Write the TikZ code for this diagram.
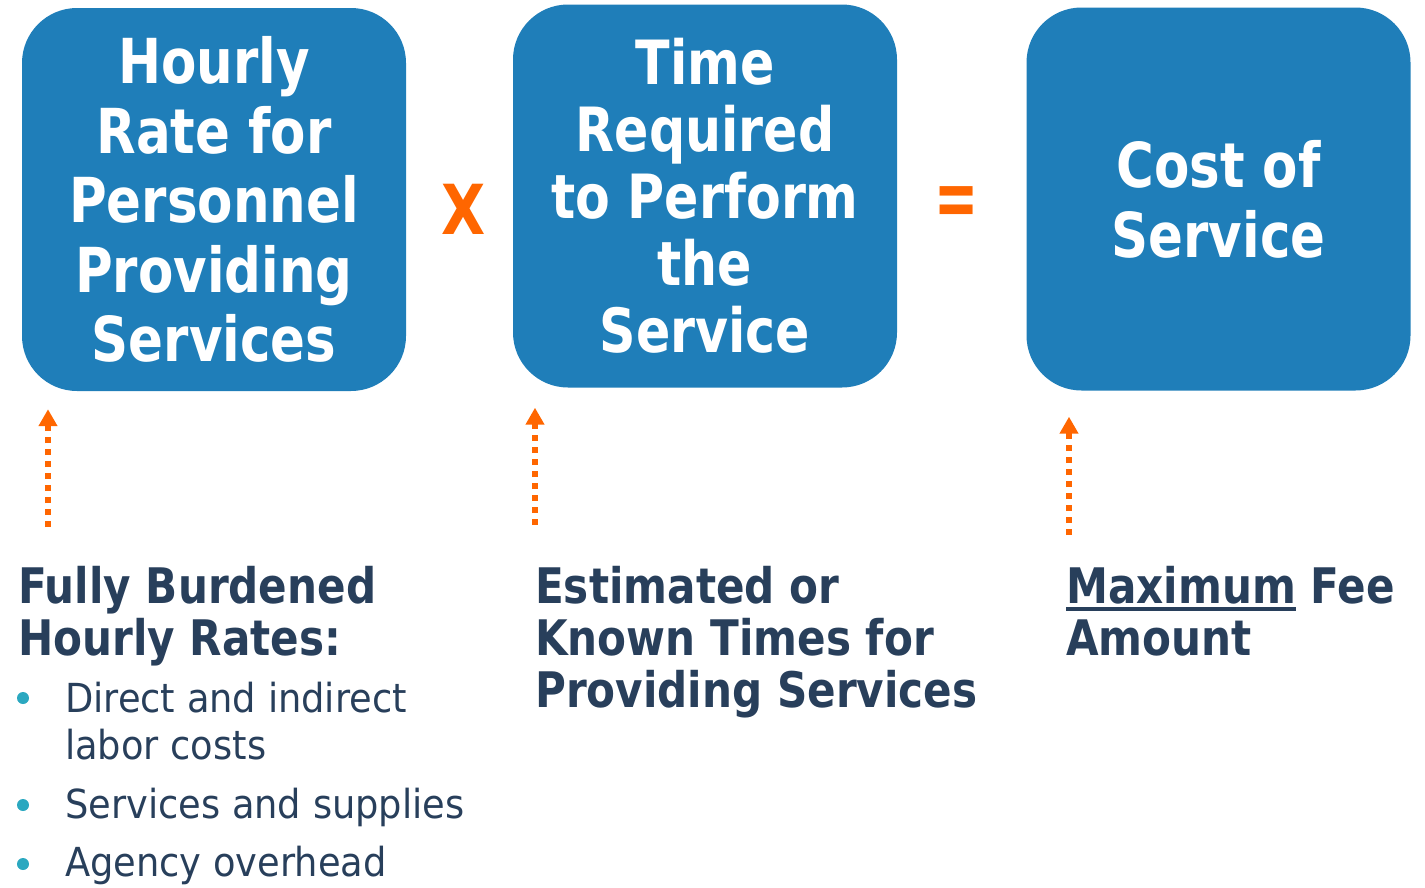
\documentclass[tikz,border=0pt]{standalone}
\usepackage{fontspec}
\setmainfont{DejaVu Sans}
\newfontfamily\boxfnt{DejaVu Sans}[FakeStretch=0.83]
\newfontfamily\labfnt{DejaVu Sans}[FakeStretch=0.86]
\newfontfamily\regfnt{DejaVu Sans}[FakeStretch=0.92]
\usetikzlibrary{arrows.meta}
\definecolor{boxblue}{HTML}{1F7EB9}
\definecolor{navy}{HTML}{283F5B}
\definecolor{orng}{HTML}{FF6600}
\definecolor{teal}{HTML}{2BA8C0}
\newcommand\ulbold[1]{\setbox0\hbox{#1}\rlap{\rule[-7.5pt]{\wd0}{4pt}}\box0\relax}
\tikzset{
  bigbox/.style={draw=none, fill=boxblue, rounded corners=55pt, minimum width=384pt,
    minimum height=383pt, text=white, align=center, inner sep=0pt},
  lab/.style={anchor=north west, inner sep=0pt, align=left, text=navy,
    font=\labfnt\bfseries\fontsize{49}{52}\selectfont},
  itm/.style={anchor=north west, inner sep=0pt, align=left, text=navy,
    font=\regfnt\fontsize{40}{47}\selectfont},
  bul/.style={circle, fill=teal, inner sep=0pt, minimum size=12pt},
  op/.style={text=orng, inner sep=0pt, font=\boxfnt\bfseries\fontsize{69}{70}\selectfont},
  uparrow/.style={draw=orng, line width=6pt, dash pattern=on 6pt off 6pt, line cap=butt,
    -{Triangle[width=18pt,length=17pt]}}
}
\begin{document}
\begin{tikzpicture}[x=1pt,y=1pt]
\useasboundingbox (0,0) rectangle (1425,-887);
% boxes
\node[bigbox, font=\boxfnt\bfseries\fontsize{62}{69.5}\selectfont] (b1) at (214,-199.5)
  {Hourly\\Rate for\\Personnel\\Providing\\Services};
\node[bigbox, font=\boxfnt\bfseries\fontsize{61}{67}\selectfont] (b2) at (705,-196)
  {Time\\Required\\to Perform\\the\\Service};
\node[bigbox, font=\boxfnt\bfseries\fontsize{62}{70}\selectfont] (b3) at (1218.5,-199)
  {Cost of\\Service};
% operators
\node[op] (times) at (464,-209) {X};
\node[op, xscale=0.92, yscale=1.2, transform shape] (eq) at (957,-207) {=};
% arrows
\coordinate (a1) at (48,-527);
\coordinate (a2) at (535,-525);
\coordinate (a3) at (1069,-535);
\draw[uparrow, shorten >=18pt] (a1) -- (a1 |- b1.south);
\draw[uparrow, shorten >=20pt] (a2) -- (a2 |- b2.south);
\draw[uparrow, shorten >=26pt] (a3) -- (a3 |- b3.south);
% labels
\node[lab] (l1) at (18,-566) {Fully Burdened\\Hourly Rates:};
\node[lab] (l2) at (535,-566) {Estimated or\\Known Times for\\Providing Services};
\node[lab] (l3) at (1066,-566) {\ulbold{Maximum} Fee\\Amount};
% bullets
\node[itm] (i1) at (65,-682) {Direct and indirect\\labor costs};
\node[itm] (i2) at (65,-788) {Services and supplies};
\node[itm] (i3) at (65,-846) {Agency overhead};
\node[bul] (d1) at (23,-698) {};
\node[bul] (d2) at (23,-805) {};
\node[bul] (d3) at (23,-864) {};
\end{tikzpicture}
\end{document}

Task objective: Your copy of the data should match it exactly, except that pictures are left out.

Answer to this exercise:
Write the TikZ code for this diagram.
\documentclass[tikz,border=0pt]{standalone}
\usepackage{fontspec}
\setmainfont{DejaVu Sans}
\newfontfamily\boxfnt{DejaVu Sans}[FakeStretch=0.83]
\newfontfamily\labfnt{DejaVu Sans}[FakeStretch=0.86]
\newfontfamily\regfnt{DejaVu Sans}[FakeStretch=0.92]
\usetikzlibrary{arrows.meta}
\definecolor{boxblue}{HTML}{1F7EB9}
\definecolor{navy}{HTML}{283F5B}
\definecolor{orng}{HTML}{FF6600}
\definecolor{teal}{HTML}{2BA8C0}
\newcommand\ulbold[1]{\setbox0\hbox{#1}\rlap{\rule[-7.5pt]{\wd0}{4pt}}\box0\relax}
\tikzset{
  bigbox/.style={draw=none, fill=boxblue, rounded corners=55pt, minimum width=384pt,
    minimum height=383pt, text=white, align=center, inner sep=0pt},
  lab/.style={anchor=north west, inner sep=0pt, align=left, text=navy,
    font=\labfnt\bfseries\fontsize{49}{52}\selectfont},
  itm/.style={anchor=north west, inner sep=0pt, align=left, text=navy,
    font=\regfnt\fontsize{40}{47}\selectfont},
  bul/.style={circle, fill=teal, inner sep=0pt, minimum size=12pt},
  op/.style={text=orng, inner sep=0pt, font=\boxfnt\bfseries\fontsize{69}{70}\selectfont},
  uparrow/.style={draw=orng, line width=6pt, dash pattern=on 6pt off 6pt, line cap=butt,
    -{Triangle[width=18pt,length=17pt]}}
}
\begin{document}
\begin{tikzpicture}[x=1pt,y=1pt]
\useasboundingbox (0,0) rectangle (1425,-887);
% boxes
\node[bigbox, font=\boxfnt\bfseries\fontsize{62}{69.5}\selectfont] (b1) at (214,-199.5)
  {Hourly\\Rate for\\Personnel\\Providing\\Services};
\node[bigbox, font=\boxfnt\bfseries\fontsize{61}{67}\selectfont] (b2) at (705,-196)
  {Time\\Required\\to Perform\\the\\Service};
\node[bigbox, font=\boxfnt\bfseries\fontsize{62}{70}\selectfont] (b3) at (1218.5,-199)
  {Cost of\\Service};
% operators
\node[op] (times) at (464,-209) {X};
\node[op, xscale=0.92, yscale=1.2, transform shape] (eq) at (957,-207) {=};
% arrows
\coordinate (a1) at (48,-527);
\coordinate (a2) at (535,-525);
\coordinate (a3) at (1069,-535);
\draw[uparrow, shorten >=18pt] (a1) -- (a1 |- b1.south);
\draw[uparrow, shorten >=20pt] (a2) -- (a2 |- b2.south);
\draw[uparrow, shorten >=26pt] (a3) -- (a3 |- b3.south);
% labels
\node[lab] (l1) at (18,-566) {Fully Burdened\\Hourly Rates:};
\node[lab] (l2) at (535,-566) {Estimated or\\Known Times for\\Providing Services};
\node[lab] (l3) at (1066,-566) {\ulbold{Maximum} Fee\\Amount};
% bullets
\node[itm] (i1) at (65,-682) {Direct and indirect\\labor costs};
\node[itm] (i2) at (65,-788) {Services and supplies};
\node[itm] (i3) at (65,-846) {Agency overhead};
\node[bul] (d1) at (23,-698) {};
\node[bul] (d2) at (23,-805) {};
\node[bul] (d3) at (23,-864) {};
\end{tikzpicture}
\end{document}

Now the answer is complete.